Determine how many lines hold "drawn" and give only that number.

Code that draws figures:
────────────────────

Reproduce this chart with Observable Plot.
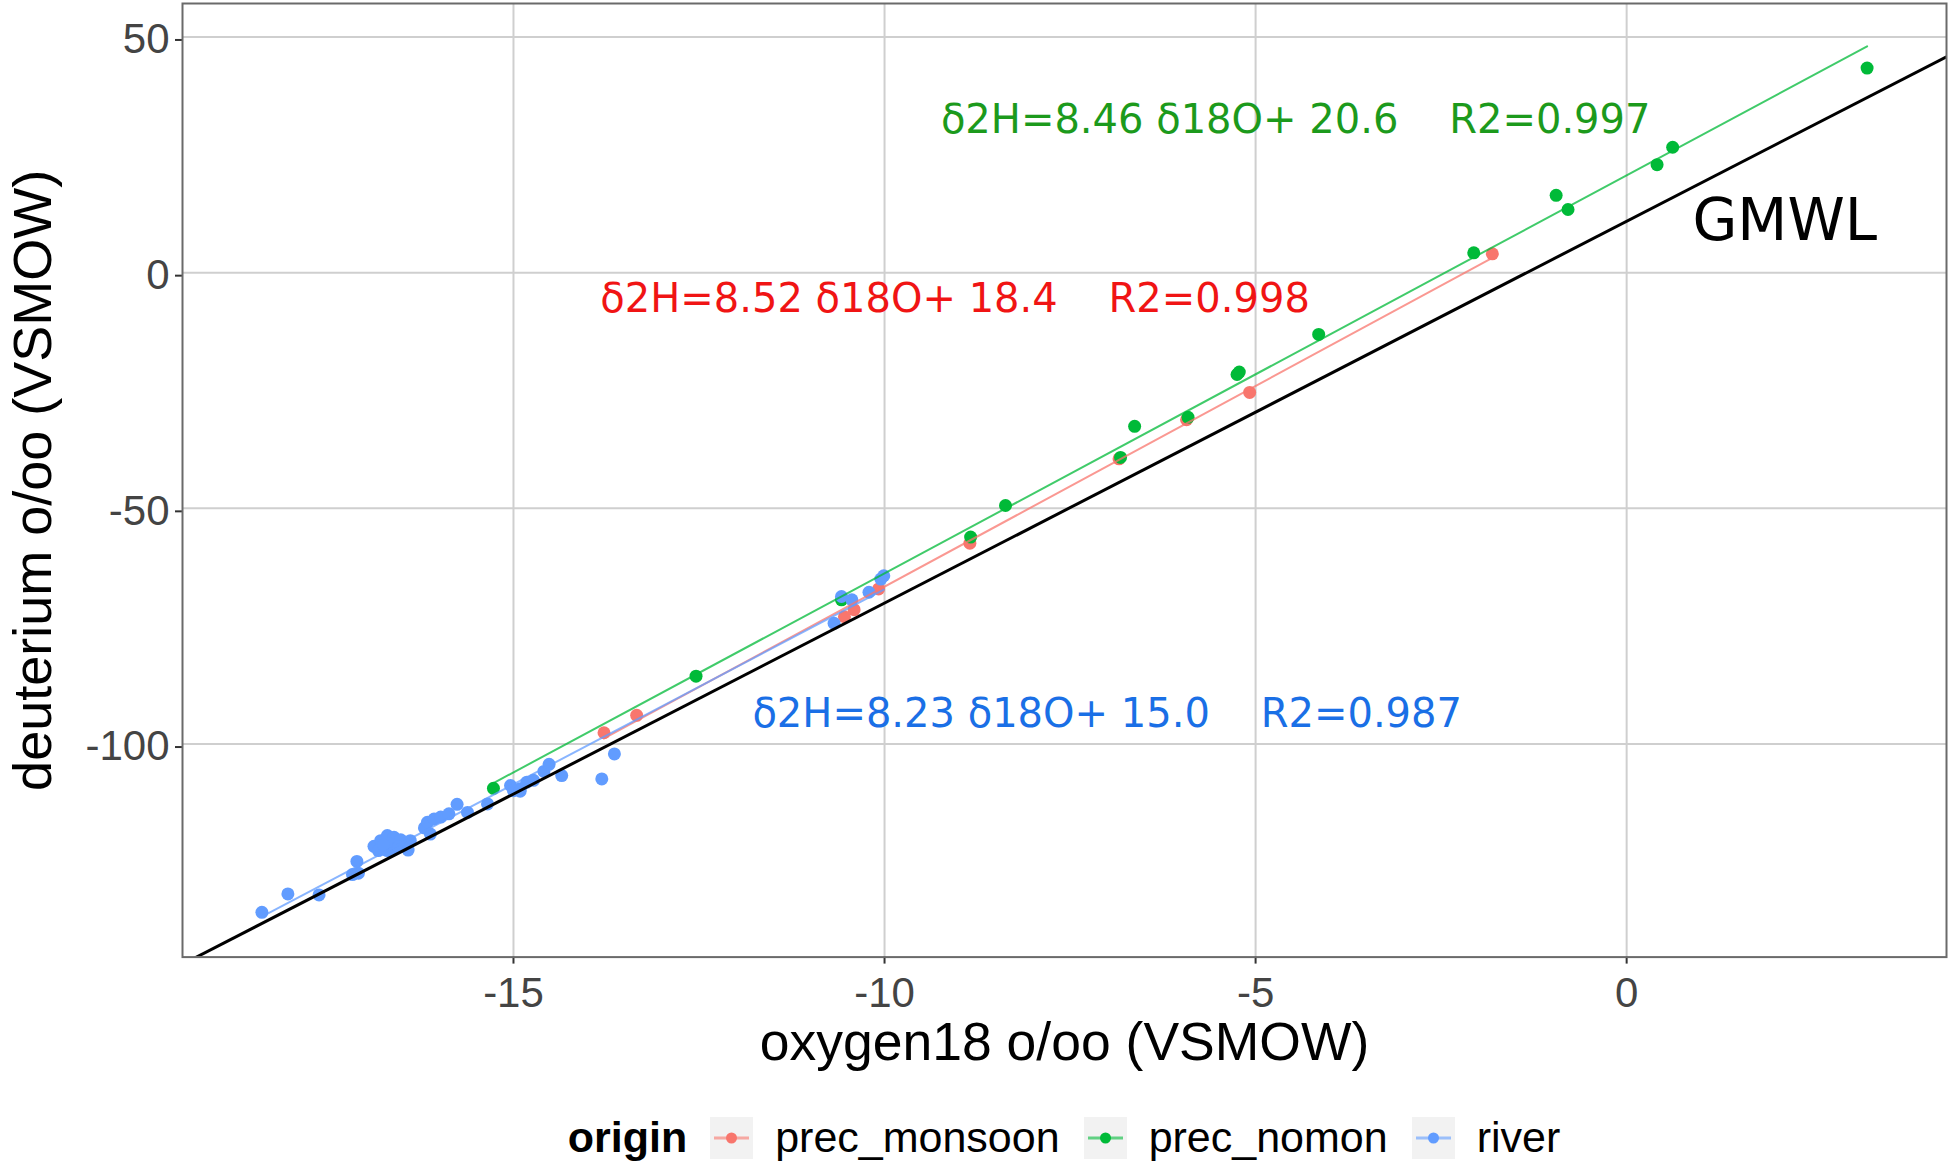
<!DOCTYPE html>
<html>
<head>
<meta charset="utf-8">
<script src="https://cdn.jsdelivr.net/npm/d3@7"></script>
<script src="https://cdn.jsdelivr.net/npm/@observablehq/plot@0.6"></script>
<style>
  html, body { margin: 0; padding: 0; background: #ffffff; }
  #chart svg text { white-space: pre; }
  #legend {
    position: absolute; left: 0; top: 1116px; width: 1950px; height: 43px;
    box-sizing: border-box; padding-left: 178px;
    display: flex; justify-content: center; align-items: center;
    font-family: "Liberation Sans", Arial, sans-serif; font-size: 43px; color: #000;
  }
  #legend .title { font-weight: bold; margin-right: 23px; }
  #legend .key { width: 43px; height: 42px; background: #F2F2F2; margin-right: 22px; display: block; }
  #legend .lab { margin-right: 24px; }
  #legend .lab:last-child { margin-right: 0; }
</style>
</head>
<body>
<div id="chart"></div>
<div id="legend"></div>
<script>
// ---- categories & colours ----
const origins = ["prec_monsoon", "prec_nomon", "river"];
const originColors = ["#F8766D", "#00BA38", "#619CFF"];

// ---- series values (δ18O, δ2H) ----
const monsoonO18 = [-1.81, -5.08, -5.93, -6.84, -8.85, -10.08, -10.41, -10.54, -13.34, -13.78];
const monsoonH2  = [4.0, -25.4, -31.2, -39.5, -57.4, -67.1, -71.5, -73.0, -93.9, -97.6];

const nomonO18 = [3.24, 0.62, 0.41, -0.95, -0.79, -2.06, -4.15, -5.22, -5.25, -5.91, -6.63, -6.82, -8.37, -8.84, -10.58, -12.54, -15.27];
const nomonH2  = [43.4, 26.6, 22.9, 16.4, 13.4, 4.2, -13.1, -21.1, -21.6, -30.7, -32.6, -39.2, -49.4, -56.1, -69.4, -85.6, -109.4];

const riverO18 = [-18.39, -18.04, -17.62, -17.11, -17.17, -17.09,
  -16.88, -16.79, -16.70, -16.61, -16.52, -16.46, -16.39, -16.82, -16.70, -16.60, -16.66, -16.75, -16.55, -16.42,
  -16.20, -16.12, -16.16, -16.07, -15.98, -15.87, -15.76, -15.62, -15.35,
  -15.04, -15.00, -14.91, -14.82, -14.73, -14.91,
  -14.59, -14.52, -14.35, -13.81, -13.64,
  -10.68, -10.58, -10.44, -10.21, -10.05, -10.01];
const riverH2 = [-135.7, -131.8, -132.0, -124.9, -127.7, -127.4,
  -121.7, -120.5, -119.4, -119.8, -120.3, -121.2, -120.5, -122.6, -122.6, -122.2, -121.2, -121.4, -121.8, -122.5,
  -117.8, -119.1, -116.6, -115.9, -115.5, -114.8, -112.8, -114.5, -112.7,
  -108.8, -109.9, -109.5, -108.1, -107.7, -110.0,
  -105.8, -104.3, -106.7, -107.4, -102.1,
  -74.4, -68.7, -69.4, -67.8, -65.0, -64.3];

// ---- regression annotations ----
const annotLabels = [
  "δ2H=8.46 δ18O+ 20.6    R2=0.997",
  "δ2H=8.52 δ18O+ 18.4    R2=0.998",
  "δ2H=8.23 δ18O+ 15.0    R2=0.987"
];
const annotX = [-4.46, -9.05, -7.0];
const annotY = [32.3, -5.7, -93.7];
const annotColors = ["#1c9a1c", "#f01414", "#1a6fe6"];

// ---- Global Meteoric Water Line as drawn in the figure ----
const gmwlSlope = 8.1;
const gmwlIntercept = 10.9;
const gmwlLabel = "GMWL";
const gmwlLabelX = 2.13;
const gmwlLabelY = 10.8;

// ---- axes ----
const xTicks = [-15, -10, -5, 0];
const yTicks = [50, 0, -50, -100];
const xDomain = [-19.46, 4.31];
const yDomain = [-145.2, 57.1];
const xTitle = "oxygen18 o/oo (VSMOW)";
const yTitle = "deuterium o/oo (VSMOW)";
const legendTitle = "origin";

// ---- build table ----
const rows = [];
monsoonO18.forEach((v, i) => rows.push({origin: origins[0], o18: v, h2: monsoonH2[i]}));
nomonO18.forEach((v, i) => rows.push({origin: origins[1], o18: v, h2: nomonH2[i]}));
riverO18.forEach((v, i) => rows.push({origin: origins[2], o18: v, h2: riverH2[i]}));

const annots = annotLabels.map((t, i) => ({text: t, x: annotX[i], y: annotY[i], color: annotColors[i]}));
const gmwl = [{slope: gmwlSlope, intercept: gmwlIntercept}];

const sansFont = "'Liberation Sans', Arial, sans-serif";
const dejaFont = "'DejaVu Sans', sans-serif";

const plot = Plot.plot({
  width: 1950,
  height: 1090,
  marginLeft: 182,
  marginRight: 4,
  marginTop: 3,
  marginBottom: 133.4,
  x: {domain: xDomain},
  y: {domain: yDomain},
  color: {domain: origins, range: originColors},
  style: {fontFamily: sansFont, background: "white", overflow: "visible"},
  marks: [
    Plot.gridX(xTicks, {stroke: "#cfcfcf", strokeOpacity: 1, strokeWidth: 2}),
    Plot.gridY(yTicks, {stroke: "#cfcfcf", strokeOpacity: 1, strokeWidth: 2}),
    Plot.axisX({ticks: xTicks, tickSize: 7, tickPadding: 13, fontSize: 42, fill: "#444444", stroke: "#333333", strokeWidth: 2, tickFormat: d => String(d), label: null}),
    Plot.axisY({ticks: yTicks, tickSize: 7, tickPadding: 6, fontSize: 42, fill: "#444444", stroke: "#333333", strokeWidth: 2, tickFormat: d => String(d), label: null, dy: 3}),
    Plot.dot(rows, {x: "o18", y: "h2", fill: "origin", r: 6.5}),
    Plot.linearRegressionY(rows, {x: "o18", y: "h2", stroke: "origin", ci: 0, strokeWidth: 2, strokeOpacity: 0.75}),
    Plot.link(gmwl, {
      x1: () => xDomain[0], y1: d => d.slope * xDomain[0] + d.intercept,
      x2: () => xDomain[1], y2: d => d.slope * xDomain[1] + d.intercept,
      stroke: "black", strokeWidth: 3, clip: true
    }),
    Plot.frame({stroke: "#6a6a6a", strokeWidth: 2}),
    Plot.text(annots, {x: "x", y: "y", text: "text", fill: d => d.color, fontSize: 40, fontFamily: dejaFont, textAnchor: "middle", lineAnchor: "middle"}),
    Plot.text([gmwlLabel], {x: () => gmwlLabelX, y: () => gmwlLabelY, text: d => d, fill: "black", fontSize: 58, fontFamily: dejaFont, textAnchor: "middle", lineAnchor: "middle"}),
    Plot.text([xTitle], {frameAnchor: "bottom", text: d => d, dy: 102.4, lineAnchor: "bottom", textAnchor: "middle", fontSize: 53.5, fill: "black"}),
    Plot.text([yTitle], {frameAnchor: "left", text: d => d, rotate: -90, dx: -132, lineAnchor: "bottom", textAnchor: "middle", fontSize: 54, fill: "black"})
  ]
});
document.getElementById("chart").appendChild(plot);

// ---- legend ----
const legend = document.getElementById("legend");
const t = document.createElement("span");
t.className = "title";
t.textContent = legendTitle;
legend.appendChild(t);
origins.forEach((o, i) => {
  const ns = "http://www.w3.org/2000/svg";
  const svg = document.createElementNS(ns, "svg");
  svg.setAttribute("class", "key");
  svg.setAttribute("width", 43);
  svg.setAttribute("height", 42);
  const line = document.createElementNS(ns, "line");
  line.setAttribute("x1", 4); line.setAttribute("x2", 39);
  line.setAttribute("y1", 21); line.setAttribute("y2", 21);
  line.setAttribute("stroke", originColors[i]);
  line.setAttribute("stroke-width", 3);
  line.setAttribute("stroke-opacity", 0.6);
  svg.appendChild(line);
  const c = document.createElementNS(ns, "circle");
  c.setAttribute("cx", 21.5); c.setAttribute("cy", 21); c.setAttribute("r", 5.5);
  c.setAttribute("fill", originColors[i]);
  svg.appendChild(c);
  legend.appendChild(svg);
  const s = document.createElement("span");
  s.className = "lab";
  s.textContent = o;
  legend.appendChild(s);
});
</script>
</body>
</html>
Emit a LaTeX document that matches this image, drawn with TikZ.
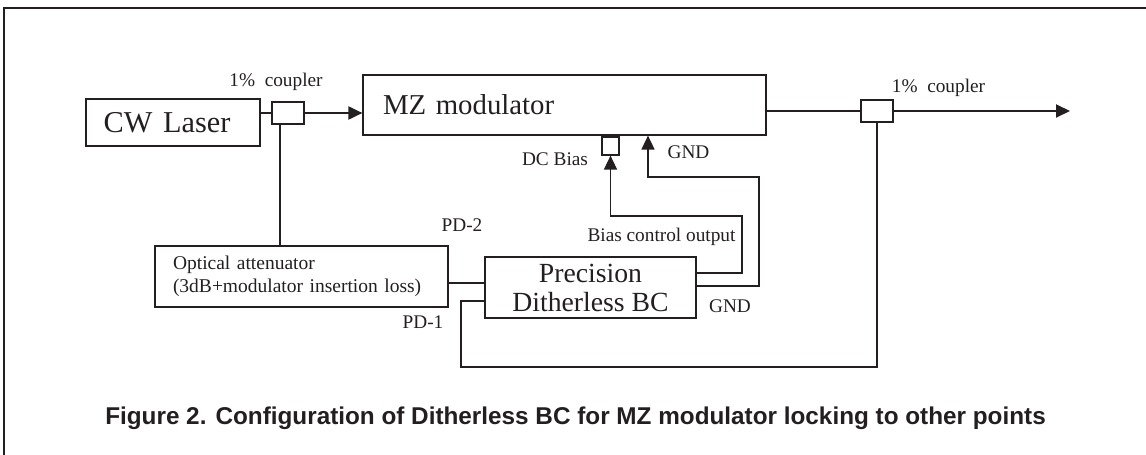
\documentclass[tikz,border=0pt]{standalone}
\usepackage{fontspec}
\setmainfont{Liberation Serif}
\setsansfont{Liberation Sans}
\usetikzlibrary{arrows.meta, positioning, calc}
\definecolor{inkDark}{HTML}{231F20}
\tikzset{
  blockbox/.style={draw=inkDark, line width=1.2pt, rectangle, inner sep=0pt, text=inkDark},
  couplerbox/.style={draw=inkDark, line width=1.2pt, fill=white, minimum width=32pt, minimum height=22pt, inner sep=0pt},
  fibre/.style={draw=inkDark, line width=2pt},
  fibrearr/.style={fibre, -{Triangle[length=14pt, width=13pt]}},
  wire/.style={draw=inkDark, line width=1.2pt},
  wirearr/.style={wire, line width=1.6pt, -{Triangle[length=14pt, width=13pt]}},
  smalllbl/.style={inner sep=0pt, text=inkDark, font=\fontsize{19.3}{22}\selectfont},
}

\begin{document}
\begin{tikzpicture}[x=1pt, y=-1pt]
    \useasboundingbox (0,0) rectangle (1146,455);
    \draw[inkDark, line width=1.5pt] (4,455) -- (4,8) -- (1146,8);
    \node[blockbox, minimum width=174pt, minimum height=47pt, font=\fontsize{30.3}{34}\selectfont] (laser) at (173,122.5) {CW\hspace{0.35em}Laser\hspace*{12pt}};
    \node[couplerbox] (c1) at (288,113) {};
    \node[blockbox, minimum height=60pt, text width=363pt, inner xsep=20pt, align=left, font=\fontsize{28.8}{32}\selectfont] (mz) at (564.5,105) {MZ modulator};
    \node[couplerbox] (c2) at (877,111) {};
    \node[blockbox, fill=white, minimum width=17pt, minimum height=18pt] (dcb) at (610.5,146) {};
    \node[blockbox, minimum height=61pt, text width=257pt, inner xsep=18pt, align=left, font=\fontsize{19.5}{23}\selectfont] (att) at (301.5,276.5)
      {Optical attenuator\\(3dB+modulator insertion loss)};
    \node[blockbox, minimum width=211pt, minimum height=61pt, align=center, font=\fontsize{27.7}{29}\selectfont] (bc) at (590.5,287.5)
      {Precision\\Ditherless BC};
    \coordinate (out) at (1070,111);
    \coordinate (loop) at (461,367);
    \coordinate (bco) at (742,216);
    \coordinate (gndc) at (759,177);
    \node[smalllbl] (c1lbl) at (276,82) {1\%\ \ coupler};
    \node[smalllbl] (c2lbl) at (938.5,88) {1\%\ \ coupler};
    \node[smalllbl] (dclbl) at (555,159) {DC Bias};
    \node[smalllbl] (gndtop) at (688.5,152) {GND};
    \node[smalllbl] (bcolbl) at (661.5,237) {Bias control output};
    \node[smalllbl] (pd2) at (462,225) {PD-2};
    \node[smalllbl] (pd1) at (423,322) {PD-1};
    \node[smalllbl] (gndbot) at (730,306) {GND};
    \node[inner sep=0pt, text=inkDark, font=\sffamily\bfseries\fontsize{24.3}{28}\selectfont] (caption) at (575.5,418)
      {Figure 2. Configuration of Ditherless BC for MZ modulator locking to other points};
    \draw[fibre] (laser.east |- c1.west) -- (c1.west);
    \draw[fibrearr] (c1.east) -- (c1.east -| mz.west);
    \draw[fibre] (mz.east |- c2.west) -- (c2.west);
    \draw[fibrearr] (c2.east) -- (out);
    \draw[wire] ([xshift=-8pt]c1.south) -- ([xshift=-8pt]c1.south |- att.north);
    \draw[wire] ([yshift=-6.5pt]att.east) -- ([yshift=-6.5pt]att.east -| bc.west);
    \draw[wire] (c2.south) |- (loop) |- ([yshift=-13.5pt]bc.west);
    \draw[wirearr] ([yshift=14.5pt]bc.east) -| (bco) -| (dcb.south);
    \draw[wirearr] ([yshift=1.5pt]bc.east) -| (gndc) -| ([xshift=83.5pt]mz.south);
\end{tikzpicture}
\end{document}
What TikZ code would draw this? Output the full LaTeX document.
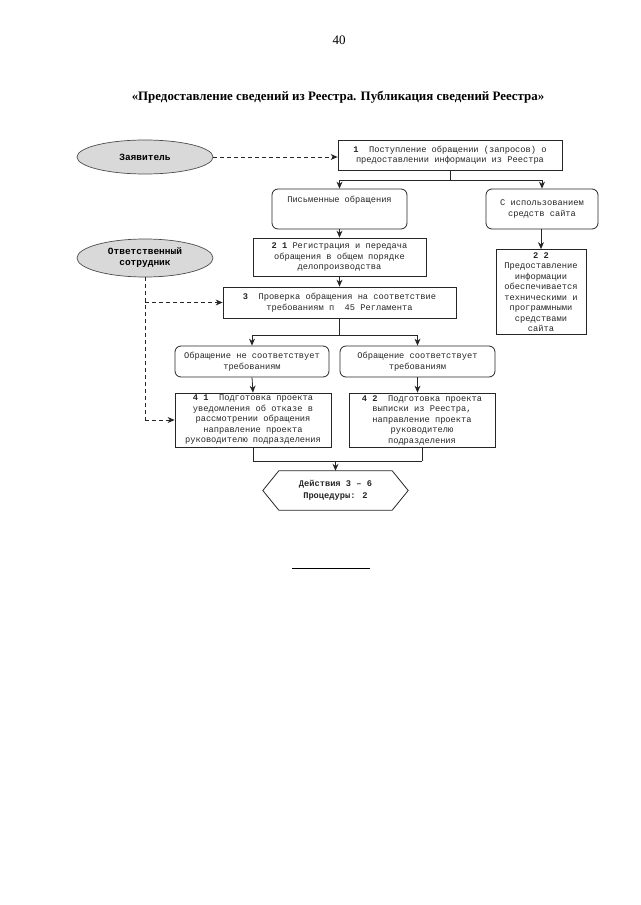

────────────────────

ANSWER TO THE PROBLEM: 2